### What to do
Return the material exactly, first line through the line containing "(987,277) rectangle (1600,680);", and nothing more. Pictures stay out.

### Source material
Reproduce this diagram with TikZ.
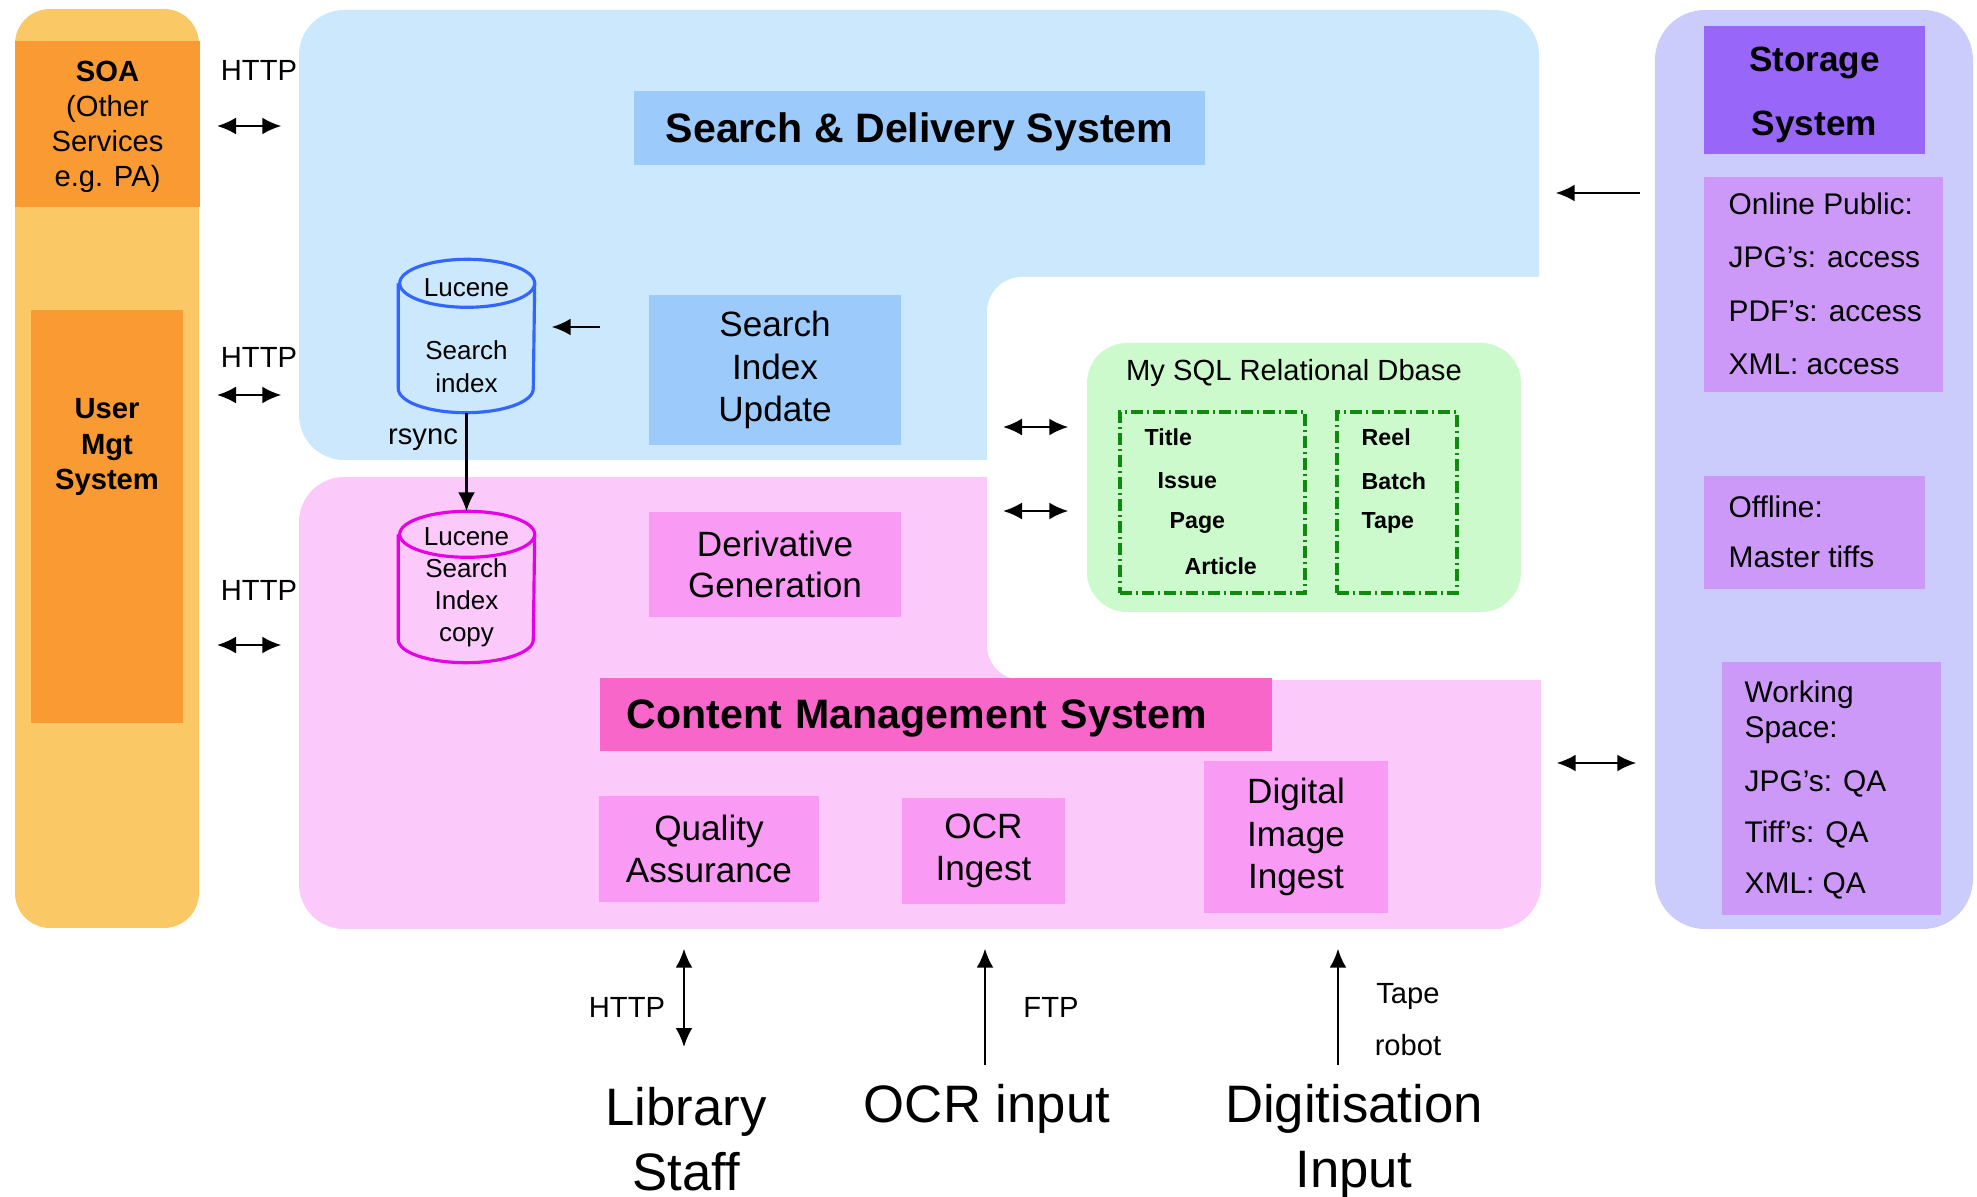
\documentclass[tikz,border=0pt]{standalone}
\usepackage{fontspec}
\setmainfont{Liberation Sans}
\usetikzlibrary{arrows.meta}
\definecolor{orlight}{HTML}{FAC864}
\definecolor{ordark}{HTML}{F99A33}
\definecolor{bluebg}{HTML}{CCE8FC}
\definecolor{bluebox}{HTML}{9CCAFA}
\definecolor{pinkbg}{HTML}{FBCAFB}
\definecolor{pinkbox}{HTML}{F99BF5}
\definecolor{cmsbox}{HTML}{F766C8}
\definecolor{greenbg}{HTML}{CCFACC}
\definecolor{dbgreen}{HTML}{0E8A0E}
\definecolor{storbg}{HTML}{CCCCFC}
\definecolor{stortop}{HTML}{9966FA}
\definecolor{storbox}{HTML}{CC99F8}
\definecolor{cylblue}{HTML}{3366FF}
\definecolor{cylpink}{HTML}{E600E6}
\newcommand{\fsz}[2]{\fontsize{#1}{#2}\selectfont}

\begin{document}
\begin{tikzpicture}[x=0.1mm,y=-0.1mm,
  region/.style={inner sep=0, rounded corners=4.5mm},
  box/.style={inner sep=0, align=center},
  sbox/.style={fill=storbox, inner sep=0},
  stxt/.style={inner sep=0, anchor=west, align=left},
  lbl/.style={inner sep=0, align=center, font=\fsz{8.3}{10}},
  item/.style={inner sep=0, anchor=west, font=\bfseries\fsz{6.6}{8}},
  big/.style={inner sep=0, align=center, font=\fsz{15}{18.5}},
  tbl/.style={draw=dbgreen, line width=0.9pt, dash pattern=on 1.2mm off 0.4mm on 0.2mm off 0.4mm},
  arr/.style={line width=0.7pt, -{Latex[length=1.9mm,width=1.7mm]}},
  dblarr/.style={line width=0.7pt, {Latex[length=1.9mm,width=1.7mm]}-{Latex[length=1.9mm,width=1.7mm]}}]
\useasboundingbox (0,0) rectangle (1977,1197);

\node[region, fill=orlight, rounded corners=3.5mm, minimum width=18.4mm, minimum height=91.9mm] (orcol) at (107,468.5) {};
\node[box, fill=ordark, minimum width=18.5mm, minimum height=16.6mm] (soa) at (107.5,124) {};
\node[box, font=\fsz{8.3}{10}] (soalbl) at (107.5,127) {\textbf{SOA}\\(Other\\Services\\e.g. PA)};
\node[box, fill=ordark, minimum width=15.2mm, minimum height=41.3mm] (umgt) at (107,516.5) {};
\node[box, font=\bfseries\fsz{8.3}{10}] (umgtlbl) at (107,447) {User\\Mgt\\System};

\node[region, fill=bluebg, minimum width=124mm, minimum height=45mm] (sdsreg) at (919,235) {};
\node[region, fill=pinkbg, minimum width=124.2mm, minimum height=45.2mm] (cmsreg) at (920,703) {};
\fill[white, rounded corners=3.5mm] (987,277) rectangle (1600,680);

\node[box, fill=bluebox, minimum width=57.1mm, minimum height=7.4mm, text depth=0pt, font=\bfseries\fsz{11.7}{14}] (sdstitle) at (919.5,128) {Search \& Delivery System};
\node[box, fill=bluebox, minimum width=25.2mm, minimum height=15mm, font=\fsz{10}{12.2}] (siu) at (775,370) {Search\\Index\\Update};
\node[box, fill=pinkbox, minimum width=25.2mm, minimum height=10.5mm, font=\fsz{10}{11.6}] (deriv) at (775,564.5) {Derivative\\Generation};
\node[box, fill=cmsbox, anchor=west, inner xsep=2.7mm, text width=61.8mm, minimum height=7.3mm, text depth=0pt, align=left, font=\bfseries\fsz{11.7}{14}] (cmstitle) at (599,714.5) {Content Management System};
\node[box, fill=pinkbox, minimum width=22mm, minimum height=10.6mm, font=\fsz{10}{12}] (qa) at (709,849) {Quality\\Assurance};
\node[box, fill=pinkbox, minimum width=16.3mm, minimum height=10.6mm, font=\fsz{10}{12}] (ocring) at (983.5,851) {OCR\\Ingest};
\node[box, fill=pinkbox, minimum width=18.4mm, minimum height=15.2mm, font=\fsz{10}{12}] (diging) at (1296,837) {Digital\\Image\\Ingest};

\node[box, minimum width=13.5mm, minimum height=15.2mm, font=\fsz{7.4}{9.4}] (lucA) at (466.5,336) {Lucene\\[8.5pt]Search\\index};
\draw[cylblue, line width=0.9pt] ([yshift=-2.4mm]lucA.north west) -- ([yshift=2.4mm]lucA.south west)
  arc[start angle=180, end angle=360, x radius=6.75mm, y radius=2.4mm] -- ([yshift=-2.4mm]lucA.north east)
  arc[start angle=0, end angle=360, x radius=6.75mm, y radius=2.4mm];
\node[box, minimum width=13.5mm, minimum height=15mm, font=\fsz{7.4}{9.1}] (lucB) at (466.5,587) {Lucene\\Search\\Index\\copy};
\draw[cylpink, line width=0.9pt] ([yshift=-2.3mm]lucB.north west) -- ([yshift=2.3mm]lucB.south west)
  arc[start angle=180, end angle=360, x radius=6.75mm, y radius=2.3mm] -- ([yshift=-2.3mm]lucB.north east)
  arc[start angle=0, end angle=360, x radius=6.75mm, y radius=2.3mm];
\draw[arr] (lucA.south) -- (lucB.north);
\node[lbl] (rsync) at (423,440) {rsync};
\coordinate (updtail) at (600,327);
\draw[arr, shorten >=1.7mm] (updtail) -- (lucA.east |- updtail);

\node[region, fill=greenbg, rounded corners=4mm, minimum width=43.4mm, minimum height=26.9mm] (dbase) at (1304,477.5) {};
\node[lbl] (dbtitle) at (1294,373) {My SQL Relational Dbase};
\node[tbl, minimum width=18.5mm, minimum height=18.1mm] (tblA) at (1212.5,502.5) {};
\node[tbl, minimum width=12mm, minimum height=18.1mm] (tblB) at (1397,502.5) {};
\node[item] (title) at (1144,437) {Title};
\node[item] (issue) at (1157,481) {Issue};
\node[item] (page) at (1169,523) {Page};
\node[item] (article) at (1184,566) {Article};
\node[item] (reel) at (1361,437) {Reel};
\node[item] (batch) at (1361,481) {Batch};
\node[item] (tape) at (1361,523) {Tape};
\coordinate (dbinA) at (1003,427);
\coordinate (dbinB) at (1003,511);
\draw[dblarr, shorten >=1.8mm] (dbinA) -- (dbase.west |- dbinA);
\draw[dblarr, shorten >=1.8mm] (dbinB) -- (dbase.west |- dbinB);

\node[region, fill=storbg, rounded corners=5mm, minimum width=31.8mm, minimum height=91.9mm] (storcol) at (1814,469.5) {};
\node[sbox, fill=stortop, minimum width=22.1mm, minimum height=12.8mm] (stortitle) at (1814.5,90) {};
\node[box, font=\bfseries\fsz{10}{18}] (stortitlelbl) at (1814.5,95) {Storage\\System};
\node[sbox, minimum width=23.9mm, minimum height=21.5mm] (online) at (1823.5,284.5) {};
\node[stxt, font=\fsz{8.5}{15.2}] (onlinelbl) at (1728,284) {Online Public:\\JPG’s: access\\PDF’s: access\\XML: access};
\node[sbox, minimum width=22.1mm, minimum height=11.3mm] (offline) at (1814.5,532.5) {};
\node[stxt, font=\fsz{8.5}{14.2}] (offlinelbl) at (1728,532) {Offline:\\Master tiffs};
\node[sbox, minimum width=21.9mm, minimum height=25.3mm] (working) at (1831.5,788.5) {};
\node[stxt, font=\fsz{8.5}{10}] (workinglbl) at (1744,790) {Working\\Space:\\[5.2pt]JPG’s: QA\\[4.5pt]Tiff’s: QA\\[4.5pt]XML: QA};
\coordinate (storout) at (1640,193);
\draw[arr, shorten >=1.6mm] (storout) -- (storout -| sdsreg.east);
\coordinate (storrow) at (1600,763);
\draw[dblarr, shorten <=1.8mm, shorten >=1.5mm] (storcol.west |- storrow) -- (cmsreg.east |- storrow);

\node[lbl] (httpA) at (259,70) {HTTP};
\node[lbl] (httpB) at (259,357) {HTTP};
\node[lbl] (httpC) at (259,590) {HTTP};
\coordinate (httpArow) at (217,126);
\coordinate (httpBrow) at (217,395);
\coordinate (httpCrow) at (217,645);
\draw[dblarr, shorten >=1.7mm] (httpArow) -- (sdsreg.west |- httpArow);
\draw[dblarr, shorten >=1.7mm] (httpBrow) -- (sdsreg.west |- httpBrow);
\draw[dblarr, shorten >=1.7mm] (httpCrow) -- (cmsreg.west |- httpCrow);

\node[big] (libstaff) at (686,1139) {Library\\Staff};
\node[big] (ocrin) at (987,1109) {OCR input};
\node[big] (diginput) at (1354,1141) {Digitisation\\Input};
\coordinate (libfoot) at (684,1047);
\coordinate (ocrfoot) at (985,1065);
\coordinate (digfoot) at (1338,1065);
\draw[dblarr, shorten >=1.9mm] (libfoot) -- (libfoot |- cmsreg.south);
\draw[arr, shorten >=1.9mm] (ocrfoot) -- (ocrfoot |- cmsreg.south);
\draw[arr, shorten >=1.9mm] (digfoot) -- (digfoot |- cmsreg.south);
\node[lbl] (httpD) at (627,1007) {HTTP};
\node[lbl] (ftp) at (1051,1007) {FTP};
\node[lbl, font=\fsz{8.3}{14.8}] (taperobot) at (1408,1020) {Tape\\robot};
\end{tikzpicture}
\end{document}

### Result of this exercise
Reproduce this diagram with TikZ.
\documentclass[tikz,border=0pt]{standalone}
\usepackage{fontspec}
\setmainfont{Liberation Sans}
\usetikzlibrary{arrows.meta}
\definecolor{orlight}{HTML}{FAC864}
\definecolor{ordark}{HTML}{F99A33}
\definecolor{bluebg}{HTML}{CCE8FC}
\definecolor{bluebox}{HTML}{9CCAFA}
\definecolor{pinkbg}{HTML}{FBCAFB}
\definecolor{pinkbox}{HTML}{F99BF5}
\definecolor{cmsbox}{HTML}{F766C8}
\definecolor{greenbg}{HTML}{CCFACC}
\definecolor{dbgreen}{HTML}{0E8A0E}
\definecolor{storbg}{HTML}{CCCCFC}
\definecolor{stortop}{HTML}{9966FA}
\definecolor{storbox}{HTML}{CC99F8}
\definecolor{cylblue}{HTML}{3366FF}
\definecolor{cylpink}{HTML}{E600E6}
\newcommand{\fsz}[2]{\fontsize{#1}{#2}\selectfont}

\begin{document}
\begin{tikzpicture}[x=0.1mm,y=-0.1mm,
  region/.style={inner sep=0, rounded corners=4.5mm},
  box/.style={inner sep=0, align=center},
  sbox/.style={fill=storbox, inner sep=0},
  stxt/.style={inner sep=0, anchor=west, align=left},
  lbl/.style={inner sep=0, align=center, font=\fsz{8.3}{10}},
  item/.style={inner sep=0, anchor=west, font=\bfseries\fsz{6.6}{8}},
  big/.style={inner sep=0, align=center, font=\fsz{15}{18.5}},
  tbl/.style={draw=dbgreen, line width=0.9pt, dash pattern=on 1.2mm off 0.4mm on 0.2mm off 0.4mm},
  arr/.style={line width=0.7pt, -{Latex[length=1.9mm,width=1.7mm]}},
  dblarr/.style={line width=0.7pt, {Latex[length=1.9mm,width=1.7mm]}-{Latex[length=1.9mm,width=1.7mm]}}]
\useasboundingbox (0,0) rectangle (1977,1197);

\node[region, fill=orlight, rounded corners=3.5mm, minimum width=18.4mm, minimum height=91.9mm] (orcol) at (107,468.5) {};
\node[box, fill=ordark, minimum width=18.5mm, minimum height=16.6mm] (soa) at (107.5,124) {};
\node[box, font=\fsz{8.3}{10}] (soalbl) at (107.5,127) {\textbf{SOA}\\(Other\\Services\\e.g. PA)};
\node[box, fill=ordark, minimum width=15.2mm, minimum height=41.3mm] (umgt) at (107,516.5) {};
\node[box, font=\bfseries\fsz{8.3}{10}] (umgtlbl) at (107,447) {User\\Mgt\\System};

\node[region, fill=bluebg, minimum width=124mm, minimum height=45mm] (sdsreg) at (919,235) {};
\node[region, fill=pinkbg, minimum width=124.2mm, minimum height=45.2mm] (cmsreg) at (920,703) {};
\fill[white, rounded corners=3.5mm] (987,277) rectangle (1600,680);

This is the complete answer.